begin Rows

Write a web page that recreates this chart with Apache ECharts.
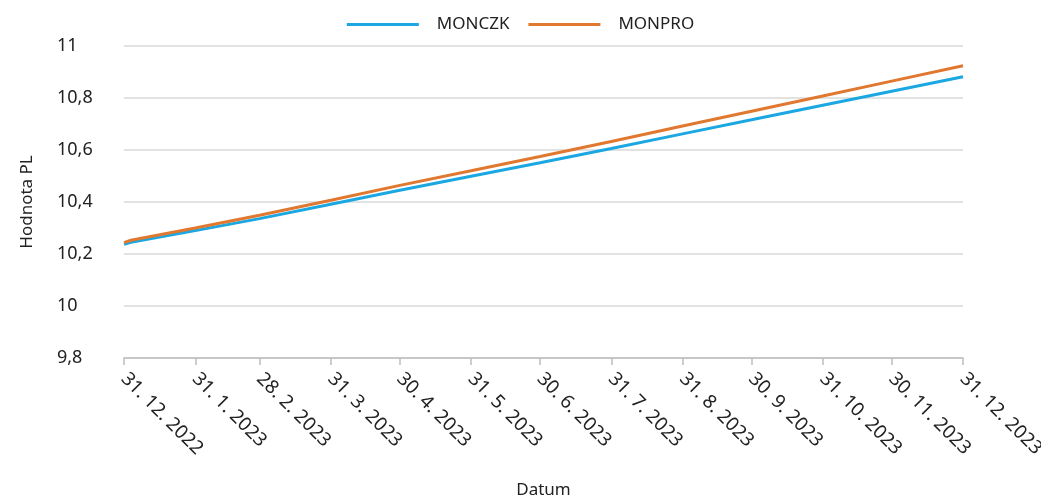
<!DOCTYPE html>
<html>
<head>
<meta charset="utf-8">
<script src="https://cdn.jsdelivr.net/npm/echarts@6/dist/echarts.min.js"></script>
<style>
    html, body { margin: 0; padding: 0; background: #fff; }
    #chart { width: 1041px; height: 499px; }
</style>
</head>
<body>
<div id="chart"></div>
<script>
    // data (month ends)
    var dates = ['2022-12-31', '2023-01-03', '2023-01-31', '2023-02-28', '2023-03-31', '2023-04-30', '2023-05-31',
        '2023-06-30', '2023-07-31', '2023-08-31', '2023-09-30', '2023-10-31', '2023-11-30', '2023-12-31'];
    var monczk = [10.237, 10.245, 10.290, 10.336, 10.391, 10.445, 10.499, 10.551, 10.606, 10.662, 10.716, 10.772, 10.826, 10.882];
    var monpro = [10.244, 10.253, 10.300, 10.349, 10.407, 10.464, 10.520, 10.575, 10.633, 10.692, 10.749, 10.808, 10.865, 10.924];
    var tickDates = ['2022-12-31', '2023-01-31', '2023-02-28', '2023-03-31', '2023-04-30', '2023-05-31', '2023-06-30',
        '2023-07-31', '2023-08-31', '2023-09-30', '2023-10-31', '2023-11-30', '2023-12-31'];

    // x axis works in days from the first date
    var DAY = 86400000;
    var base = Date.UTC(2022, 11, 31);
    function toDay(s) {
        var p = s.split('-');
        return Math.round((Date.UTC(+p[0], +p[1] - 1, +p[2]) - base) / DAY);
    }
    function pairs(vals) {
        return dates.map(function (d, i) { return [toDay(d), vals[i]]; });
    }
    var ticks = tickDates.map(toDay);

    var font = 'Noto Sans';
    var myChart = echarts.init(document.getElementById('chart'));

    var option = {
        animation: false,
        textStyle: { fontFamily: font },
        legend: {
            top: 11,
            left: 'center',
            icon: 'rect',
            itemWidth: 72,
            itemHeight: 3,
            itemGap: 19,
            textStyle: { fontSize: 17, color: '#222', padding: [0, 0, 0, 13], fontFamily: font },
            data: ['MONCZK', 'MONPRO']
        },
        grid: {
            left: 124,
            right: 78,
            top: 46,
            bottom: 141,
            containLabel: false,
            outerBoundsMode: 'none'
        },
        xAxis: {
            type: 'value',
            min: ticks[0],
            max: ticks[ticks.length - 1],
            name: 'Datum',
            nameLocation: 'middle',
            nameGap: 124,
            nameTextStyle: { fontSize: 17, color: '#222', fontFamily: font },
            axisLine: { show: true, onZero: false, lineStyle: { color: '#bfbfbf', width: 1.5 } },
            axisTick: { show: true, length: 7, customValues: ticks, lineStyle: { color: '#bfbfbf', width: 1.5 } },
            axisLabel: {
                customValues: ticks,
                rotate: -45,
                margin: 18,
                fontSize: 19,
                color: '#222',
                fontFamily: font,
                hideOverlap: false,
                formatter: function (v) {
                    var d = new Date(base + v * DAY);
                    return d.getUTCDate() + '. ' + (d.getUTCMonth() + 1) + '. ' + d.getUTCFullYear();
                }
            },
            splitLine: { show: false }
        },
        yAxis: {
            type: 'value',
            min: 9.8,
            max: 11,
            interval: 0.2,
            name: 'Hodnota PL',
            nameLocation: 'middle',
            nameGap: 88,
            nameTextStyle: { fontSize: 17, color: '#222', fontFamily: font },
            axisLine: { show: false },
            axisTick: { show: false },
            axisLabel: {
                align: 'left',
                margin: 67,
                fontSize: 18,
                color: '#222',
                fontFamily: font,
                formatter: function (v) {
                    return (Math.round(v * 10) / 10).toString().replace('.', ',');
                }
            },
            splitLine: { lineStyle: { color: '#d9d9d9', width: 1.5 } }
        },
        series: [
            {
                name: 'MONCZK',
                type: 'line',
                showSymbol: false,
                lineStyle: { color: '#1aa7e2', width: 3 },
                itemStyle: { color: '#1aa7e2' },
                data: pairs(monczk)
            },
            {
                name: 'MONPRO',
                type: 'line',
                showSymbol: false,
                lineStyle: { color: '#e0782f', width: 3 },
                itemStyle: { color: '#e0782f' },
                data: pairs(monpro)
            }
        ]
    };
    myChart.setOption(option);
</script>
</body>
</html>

end Rows
begin Rows

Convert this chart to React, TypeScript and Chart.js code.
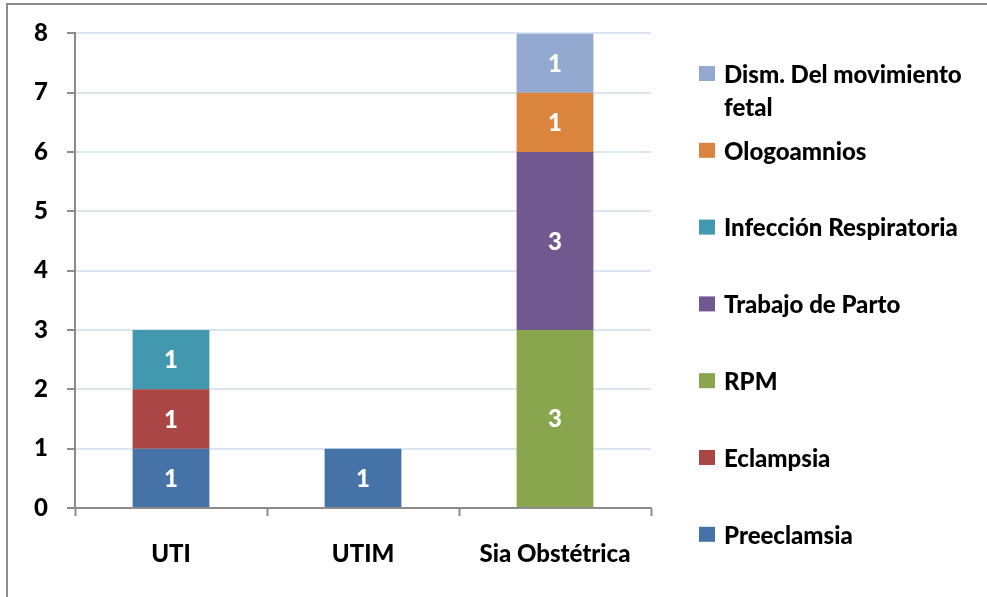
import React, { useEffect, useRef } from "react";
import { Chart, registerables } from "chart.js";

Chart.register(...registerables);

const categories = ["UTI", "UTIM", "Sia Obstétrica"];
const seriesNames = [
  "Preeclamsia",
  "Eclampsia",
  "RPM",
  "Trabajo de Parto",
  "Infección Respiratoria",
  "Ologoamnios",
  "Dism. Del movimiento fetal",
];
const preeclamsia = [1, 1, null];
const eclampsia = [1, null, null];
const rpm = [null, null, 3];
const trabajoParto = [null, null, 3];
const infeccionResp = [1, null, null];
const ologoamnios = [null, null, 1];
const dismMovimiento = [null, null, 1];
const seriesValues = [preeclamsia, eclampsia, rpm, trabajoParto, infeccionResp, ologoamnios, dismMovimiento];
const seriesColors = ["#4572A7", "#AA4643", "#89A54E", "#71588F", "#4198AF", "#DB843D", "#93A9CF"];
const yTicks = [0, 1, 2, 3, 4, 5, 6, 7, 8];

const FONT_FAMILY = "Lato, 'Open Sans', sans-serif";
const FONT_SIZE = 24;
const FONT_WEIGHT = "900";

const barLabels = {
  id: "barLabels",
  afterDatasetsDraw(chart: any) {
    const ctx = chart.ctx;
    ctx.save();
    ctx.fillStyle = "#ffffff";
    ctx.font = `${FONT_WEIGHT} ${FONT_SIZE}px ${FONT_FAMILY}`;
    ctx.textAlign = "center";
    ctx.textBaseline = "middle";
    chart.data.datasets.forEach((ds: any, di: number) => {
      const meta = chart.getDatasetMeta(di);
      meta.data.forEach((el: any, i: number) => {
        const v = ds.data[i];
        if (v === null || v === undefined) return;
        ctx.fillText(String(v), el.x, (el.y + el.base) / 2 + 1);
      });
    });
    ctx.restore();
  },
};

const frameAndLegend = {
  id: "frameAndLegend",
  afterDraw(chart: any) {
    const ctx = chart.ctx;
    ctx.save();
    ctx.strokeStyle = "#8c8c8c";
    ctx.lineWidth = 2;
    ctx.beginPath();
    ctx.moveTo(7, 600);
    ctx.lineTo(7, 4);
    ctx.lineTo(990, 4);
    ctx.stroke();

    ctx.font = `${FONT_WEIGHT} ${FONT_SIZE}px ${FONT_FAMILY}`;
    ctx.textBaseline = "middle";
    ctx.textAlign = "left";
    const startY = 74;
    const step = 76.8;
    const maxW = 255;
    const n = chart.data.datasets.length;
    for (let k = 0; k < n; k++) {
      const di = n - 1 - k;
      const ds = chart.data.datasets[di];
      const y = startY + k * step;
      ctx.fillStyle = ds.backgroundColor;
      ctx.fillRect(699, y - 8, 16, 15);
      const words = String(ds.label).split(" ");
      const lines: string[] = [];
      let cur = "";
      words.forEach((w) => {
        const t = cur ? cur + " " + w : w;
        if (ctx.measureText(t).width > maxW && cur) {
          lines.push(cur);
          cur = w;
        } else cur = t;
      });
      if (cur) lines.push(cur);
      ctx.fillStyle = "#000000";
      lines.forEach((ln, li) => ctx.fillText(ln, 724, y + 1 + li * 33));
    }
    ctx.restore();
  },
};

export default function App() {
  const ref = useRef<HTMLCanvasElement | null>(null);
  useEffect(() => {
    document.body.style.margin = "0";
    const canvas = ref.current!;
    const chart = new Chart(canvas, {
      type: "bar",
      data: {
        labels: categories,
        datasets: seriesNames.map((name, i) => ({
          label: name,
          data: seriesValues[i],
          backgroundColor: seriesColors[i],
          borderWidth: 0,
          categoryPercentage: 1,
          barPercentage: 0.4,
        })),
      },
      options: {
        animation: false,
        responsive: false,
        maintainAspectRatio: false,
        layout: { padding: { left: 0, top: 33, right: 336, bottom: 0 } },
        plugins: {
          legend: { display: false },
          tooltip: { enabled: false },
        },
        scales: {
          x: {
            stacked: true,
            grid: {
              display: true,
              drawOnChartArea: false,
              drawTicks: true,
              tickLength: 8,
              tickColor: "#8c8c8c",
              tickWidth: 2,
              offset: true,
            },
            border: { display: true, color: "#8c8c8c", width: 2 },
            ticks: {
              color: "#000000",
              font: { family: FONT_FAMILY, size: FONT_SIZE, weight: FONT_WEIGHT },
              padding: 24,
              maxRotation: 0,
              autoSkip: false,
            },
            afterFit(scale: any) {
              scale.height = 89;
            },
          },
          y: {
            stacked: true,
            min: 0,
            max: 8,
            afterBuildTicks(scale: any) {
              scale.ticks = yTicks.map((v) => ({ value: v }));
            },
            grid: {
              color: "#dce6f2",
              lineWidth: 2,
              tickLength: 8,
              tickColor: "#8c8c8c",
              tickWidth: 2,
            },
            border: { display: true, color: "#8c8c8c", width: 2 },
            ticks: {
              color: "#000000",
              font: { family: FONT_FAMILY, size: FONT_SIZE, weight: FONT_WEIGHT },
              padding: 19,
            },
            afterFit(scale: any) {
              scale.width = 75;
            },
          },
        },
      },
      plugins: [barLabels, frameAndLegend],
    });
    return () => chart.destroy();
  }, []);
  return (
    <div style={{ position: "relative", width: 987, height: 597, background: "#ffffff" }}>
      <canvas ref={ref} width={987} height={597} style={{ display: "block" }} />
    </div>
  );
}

end Rows
begin Rows

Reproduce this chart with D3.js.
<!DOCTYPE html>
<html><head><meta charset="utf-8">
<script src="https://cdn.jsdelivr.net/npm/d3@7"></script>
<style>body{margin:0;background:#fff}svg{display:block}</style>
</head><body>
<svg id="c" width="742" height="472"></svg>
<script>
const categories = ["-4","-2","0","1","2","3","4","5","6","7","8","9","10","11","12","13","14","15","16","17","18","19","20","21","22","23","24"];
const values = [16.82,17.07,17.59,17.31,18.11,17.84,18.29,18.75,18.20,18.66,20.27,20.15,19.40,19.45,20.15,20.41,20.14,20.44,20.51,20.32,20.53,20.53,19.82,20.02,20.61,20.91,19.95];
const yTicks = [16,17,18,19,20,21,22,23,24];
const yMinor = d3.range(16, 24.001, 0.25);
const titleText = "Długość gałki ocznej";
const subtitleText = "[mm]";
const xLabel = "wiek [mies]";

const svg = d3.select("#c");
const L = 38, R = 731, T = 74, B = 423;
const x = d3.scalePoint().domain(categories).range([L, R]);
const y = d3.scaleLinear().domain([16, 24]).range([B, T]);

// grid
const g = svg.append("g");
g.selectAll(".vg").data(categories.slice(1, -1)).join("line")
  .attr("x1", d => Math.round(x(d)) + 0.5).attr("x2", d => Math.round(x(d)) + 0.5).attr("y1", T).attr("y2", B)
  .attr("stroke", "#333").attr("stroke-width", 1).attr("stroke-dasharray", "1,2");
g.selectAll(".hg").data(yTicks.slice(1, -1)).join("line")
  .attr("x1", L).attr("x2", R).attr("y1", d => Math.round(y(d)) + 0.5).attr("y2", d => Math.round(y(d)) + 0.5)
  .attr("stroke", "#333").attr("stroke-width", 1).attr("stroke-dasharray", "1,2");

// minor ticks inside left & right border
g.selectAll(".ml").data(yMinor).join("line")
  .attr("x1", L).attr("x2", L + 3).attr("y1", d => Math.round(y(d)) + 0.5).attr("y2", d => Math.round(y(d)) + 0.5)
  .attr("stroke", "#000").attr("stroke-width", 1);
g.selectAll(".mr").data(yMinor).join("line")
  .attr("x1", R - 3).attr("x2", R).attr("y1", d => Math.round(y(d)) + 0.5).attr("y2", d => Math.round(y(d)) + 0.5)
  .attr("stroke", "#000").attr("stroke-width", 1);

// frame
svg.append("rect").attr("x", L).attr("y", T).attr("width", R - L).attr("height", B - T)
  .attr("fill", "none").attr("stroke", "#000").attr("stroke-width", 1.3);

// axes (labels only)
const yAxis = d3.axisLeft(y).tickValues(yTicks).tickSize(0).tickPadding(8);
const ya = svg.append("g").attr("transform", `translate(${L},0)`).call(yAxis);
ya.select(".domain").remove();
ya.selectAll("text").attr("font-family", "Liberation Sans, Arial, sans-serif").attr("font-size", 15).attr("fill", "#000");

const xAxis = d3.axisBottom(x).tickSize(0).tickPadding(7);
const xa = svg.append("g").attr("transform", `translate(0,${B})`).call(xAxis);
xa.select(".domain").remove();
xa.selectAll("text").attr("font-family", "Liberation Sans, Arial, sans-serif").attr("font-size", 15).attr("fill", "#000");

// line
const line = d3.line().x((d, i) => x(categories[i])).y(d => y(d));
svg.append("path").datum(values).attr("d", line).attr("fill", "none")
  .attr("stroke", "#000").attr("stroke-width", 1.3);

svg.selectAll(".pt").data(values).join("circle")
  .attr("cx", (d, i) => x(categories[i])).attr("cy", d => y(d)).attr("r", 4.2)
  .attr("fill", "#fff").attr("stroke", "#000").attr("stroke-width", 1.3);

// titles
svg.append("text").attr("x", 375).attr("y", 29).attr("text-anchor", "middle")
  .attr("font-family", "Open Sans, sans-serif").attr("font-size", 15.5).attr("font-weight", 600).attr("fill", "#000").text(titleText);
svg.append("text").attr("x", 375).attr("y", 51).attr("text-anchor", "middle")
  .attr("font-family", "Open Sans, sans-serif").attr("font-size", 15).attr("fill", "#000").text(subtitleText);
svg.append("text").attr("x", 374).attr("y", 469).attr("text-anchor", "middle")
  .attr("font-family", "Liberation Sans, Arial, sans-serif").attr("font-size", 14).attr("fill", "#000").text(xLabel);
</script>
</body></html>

end Rows

**Directive**:
All lines in the listing above from the line containing "Reproduce this chart with D3.js." to the line containing "const y = d3.scaleLinear().domain([16, 24]).range([B, T]);", inclusive, should be retyped exactly; no other lines should appear.

**Expected output**:
Reproduce this chart with D3.js.
<!DOCTYPE html>
<html><head><meta charset="utf-8">
<script src="https://cdn.jsdelivr.net/npm/d3@7"></script>
<style>body{margin:0;background:#fff}svg{display:block}</style>
</head><body>
<svg id="c" width="742" height="472"></svg>
<script>
const categories = ["-4","-2","0","1","2","3","4","5","6","7","8","9","10","11","12","13","14","15","16","17","18","19","20","21","22","23","24"];
const values = [16.82,17.07,17.59,17.31,18.11,17.84,18.29,18.75,18.20,18.66,20.27,20.15,19.40,19.45,20.15,20.41,20.14,20.44,20.51,20.32,20.53,20.53,19.82,20.02,20.61,20.91,19.95];
const yTicks = [16,17,18,19,20,21,22,23,24];
const yMinor = d3.range(16, 24.001, 0.25);
const titleText = "Długość gałki ocznej";
const subtitleText = "[mm]";
const xLabel = "wiek [mies]";

const svg = d3.select("#c");
const L = 38, R = 731, T = 74, B = 423;
const x = d3.scalePoint().domain(categories).range([L, R]);
const y = d3.scaleLinear().domain([16, 24]).range([B, T]);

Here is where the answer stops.